### TASK GOAL
A single run of lines is to be printed exactly: starting at the line with "Clone this diagram in TikZ." and ending at the line with "(0,0) rectangle (886,329);", both included. Leave the pictures out.

Source code of charts:

------------------------------------------------------------

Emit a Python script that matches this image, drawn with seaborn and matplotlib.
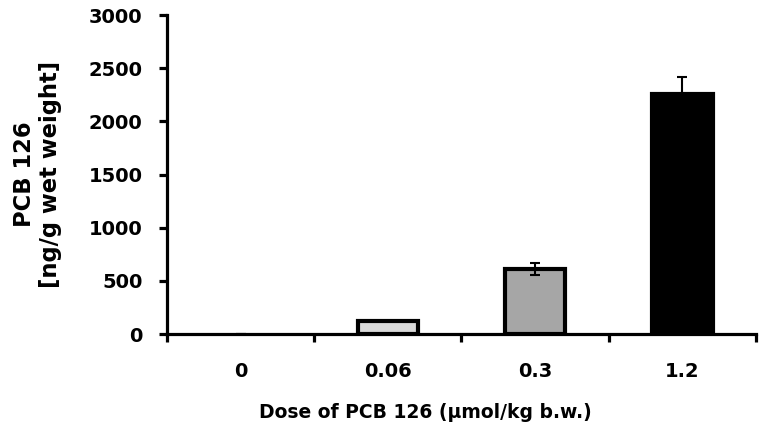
import matplotlib
matplotlib.use("Agg")
import matplotlib.pyplot as plt
import seaborn as sns
import pandas as pd

# Data
doses = ["0", "0.06", "0.3", "1.2"]
values = [0, 120, 610, 2260]
errors = [0, 0, 55, 160]
colors = ["#ffffff", "#d9d9d9", "#a6a6a6", "#000000"]

sns.set_style("white")
plt.rcParams["font.family"] = ["DejaVu Sans"]
plt.rcParams["font.weight"] = "bold"
plt.rcParams["text.color"] = "black"
plt.rcParams["axes.labelcolor"] = "black"
plt.rcParams["xtick.color"] = "black"
plt.rcParams["ytick.color"] = "black"

df = pd.DataFrame({"dose": doses, "value": values})

fig = plt.figure(figsize=(7.6, 4.33), dpi=100)
ax = fig.add_axes([0.2197, 0.2286, 0.775, 0.7364])

sns.barplot(data=df, x="dose", y="value", hue="dose", palette=colors,
            order=doses, hue_order=doses, legend=False, width=0.41,
            edgecolor="black", linewidth=3, errorbar=None, ax=ax)

# zero-height bar leaves no visible mark
for p in ax.patches:
    if p.get_height() == 0:
        p.set_linewidth(0)

ax.errorbar(range(len(doses)), values, yerr=errors, fmt="none",
            ecolor="black", elinewidth=1.5, capsize=3.5, capthick=1.5, zorder=5)

ax.set_xlim(-0.5, 3.5)
ax.set_ylim(0, 3000)
ax.set_yticks(range(0, 3001, 500))
ax.set_xticks(range(len(doses)))
ax.set_xticklabels(doses)
ax.set_xticks([-0.5, 0.5, 1.5, 2.5, 3.5], minor=True)

for side in ["top", "right"]:
    ax.spines[side].set_visible(False)
for side in ["left", "bottom"]:
    ax.spines[side].set_linewidth(2.3)
    ax.spines[side].set_color("black")

ax.tick_params(axis="y", which="major", direction="out", length=5.5, width=2.3,
               labelsize=14, pad=12, left=True, colors="black")
ax.tick_params(axis="x", which="major", length=0, labelsize=14, pad=20,
               colors="black")
ax.tick_params(axis="x", which="minor", direction="out", length=6, width=2.3,
               bottom=True, colors="black")

ax.set_xlabel("Dose of PCB 126 (µmol/kg b.w.)", fontsize=13.5, fontweight="bold",
              color="black")
ax.xaxis.set_label_coords(0.438, -0.215)
ax.set_ylabel("PCB 126\n[ng/g wet weight]", fontsize=16.3, fontweight="bold",
              labelpad=19, color="black")

fig.savefig("out.png", dpi=100)
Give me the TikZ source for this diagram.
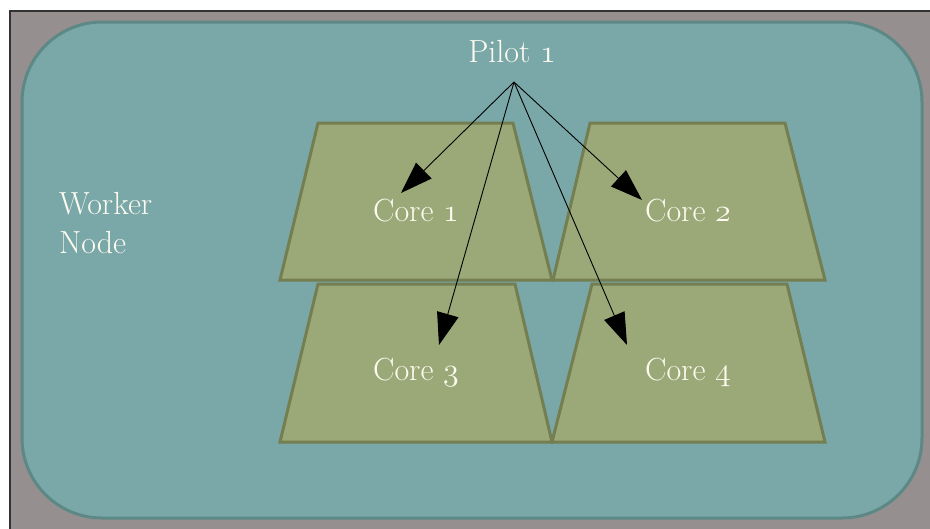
\documentclass[tikz,border=0pt]{standalone}
\usepackage{fix-cm}
\usepackage{fontspec}
\usepackage{tikz}
\usetikzlibrary{arrows.meta}
\usetikzlibrary{positioning}
\definecolor{slate}{RGB}{150,143,143}
\definecolor{teal1}{RGB}{122,168,168}
\definecolor{teal2}{RGB}{92,136,134}
\definecolor{olive1}{RGB}{155,168,120}
\definecolor{olive2}{RGB}{116,126,80}
\definecolor{cream}{RGB}{253,251,240}
\newcommand{\oldnum}[1]{{\usefont{OML}{cmm}{m}{it}#1}}
\tikzset{corebox/.style = {fill = olive1, draw = olive2, line width = 3, line join = miter}}
\tikzset{lbl/.style = {text = cream, font = \fontsize{32}{39}\selectfont, inner sep = 0}}
\tikzset{arr/.style = {-{Triangle[length = 32, width = 22]}, line width = 0.9}}

\begin{document}
\begin{tikzpicture}[x = 1pt, y = -1pt]
    \useasboundingbox (0, 0) rectangle (930, 528);
    \fill [slate] (10, 11) rectangle (935, 535);
    \draw [line width = 2, black!80] (10, 535) -- (10, 11) -- (935, 11);
    \draw [fill = teal1, draw = teal2, line width = 3, rounded corners = 80]
      (22, 22) rectangle (922, 518);

    \draw [corebox] (280, 442) -- (318, 284) -- (515, 284) -- (552, 442) -- cycle;
    \draw [corebox] (552, 442) -- (592, 284) -- (787, 284) -- (825, 442) -- cycle;
    \draw [corebox] (280, 280) -- (318, 123) -- (513, 123) -- (552, 280) -- cycle;
    \draw [corebox] (553, 280) -- (590, 123) -- (785, 123) -- (825, 280) -- cycle;

    \node [lbl] (pilot) at (512, 52) {Pilot \oldnum{1}};
    \node [lbl] (core1) at (416, 211) {Core \oldnum{1}};
    \node [lbl] (core2) at (688, 211) {Core \oldnum{2}};
    \node [lbl] (core3) at (416, 372) {Core \oldnum{3}};
    \node [lbl] (core4) at (688, 372) {Core \oldnum{4}};
    \node [lbl, align = left, anchor = west] (worker) at (59, 223) {Worker\\Node};

    \coordinate (hub) at (514, 82);
    \coordinate (tip1) at (401, 193);
    \coordinate (tip2) at (642, 200);
    \coordinate (tip3) at (439, 345);
    \coordinate (tip4) at (627, 345);
    \draw [arr] (hub) -- (tip1);
    \draw [arr] (hub) -- (tip2);
    \draw [arr] (hub) -- (tip3);
    \draw [arr] (hub) -- (tip4);
\end{tikzpicture}
\end{document}
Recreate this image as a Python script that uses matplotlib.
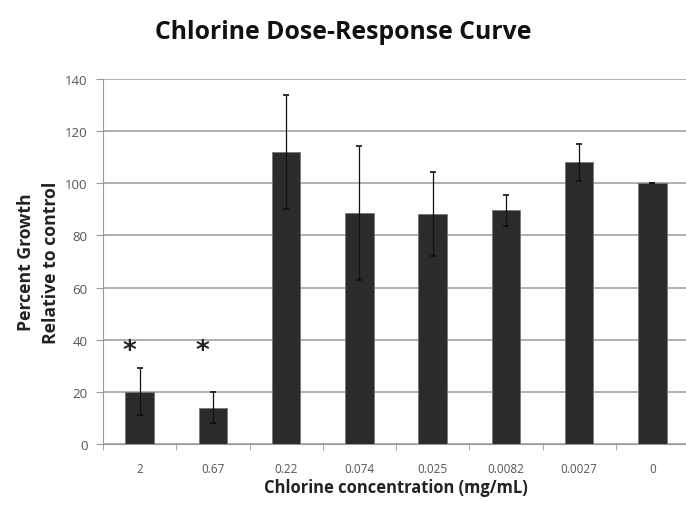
import numpy as np
import matplotlib.pyplot as plt

plt.rcParams['font.family'] = ['Open Sans', 'DejaVu Sans']

conc = ['2', '0.67', '0.22', '0.074', '0.025', '0.0082', '0.0027', '0']
growth = [20, 14, 112, 88.5, 88.2, 89.6, 108, 100]
err = [9, 6, 22, 25.7, 16, 6, 7.2, 0]
signif = [True, True, False, False, False, False, False, False]

fig = plt.figure(figsize=(6.86, 5.10), dpi=100)
ax = fig.add_axes([103/686, 65/510, 586/686, 365/510])

x = np.arange(len(conc))
ax.bar(x, growth, width=0.39, color='#2b2b2b', edgecolor='#777777', linewidth=0.6, zorder=3)
ax.errorbar(x, growth, yerr=err, fmt='none', ecolor='#111111', elinewidth=0.9,
            capsize=2, capthick=1.2, zorder=4)
for xi, s in zip(x, signif):
    if s:
        ax.text(xi - 0.14, 35.8, '*', ha='center', va='center', fontsize=19,
                fontweight='bold', color='#222222', family='DejaVu Sans')

ax.set_xlim(-0.5, len(conc) - 0.5)
ax.set_ylim(0, 140)
ax.set_yticks(range(0, 141, 20))
ax.yaxis.grid(True, color='#9a9a9a', linewidth=1.1, zorder=0)
ax.set_axisbelow(True)

ax.set_xticks(x)
ax.set_xticklabels(conc, color='#555555', fontsize=8.5)
ax.set_xticks(np.arange(-0.5, len(conc), 1), minor=True)
ax.tick_params(axis='x', which='major', length=0, pad=13)
ax.tick_params(axis='x', which='minor', length=4, color='#999999', direction='out')
ax.tick_params(axis='y', length=5, color='#999999', labelcolor='#555555', labelsize=9.5, pad=6)

for side in ['top', 'right']:
    ax.spines[side].set_visible(False)
ax.spines['left'].set_color('#999999')
ax.spines['bottom'].set_color('#999999')

ax.set_ylabel('Percent Growth\nRelative to control', fontsize=12.7, fontweight='bold',
              color='#222222', labelpad=4, linespacing=1.5)
ax.set_xlabel('Chlorine concentration (mg/mL)', fontsize=11.9, fontweight='bold',
              color='#222222', labelpad=2)
fig.text(0.5, 0.937, 'Chlorine Dose-Response Curve', ha='center', va='center',
         fontsize=17.8, fontweight='bold', color='#111111')

fig.savefig('out.png', dpi=100)
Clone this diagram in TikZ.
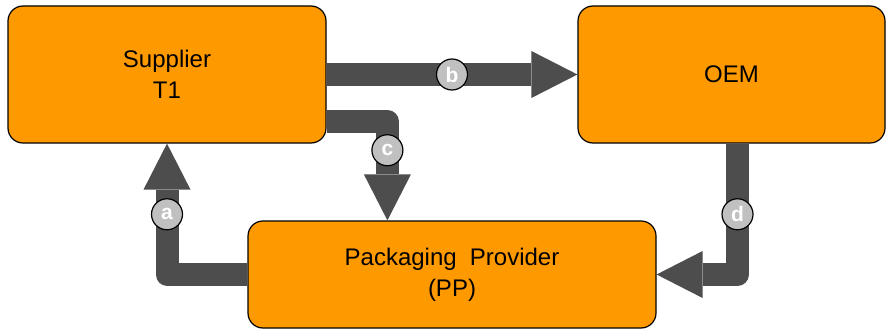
\documentclass[tikz,border=0pt]{standalone}
\usepackage{fontspec}
\setmainfont{Liberation Sans}
\usetikzlibrary{positioning}
\usetikzlibrary{arrows.meta}

\definecolor{boxorange}{HTML}{FF9900}
\definecolor{flowgray}{HTML}{4D4D4D}
\definecolor{taggray}{HTML}{C0C0C0}

\tikzset{
  party/.style={draw=black, line width=1.2pt, fill=boxorange, rounded corners=15pt,
    align=center, inner sep=0pt, font=\fontsize{24}{31}\selectfont},
  flow/.style={draw=flowgray, line width=23pt, line join=round,
    -{Triangle[width=47pt,length=46pt,line width=0pt]}},
  tag/.style={circle, draw=black, line width=1.2pt, fill=taggray, minimum size=31pt,
    inner sep=0pt, text=white, font=\fontsize{21}{21}\bfseries\selectfont}
}

\begin{document}
\begin{tikzpicture}[x=1pt,y=-1pt]
        \useasboundingbox (0,0) rectangle (886,329);

        % Define the coordinates of the boxes
        \coordinate (s) at (167,74.5);
        \coordinate (o) at (731.5,74.5);
        \coordinate (p) at (452,274.5);

        % Draw the boxes
        \node[party, minimum width=318pt, minimum height=137pt] (sup) at (s) {Supplier\\T1};
        \node[party, minimum width=307pt, minimum height=137pt] (oem) at (o) {OEM};
        \node[party, minimum width=408pt, minimum height=107pt] (pp) at (p) {Packaging\hspace{0.55em}Provider\\(PP)};

        % Draw the flows
        \draw[flow] (pp.west) -| (sup.south) node[tag, pos=0.73] (ta) {a};
        \draw[flow] (sup.east) -- (oem.west) node[tag, pos=0.5] (tb) {b};
        \draw[flow] ([yshift=22pt]sup.south east) -| ([xshift=140pt]pp.north west) node[tag, pos=0.645] (tc) {c};
        \draw[flow] ([xshift=6pt]oem.south) |- (pp.east) node[tag, pos=0.27] (td) {d};
      \end{tikzpicture}
\end{document}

------------------------------------------------------------

### TASK RESPONSE
Clone this diagram in TikZ.
\documentclass[tikz,border=0pt]{standalone}
\usepackage{fontspec}
\setmainfont{Liberation Sans}
\usetikzlibrary{positioning}
\usetikzlibrary{arrows.meta}

\definecolor{boxorange}{HTML}{FF9900}
\definecolor{flowgray}{HTML}{4D4D4D}
\definecolor{taggray}{HTML}{C0C0C0}

\tikzset{
  party/.style={draw=black, line width=1.2pt, fill=boxorange, rounded corners=15pt,
    align=center, inner sep=0pt, font=\fontsize{24}{31}\selectfont},
  flow/.style={draw=flowgray, line width=23pt, line join=round,
    -{Triangle[width=47pt,length=46pt,line width=0pt]}},
  tag/.style={circle, draw=black, line width=1.2pt, fill=taggray, minimum size=31pt,
    inner sep=0pt, text=white, font=\fontsize{21}{21}\bfseries\selectfont}
}

\begin{document}
\begin{tikzpicture}[x=1pt,y=-1pt]
        \useasboundingbox (0,0) rectangle (886,329);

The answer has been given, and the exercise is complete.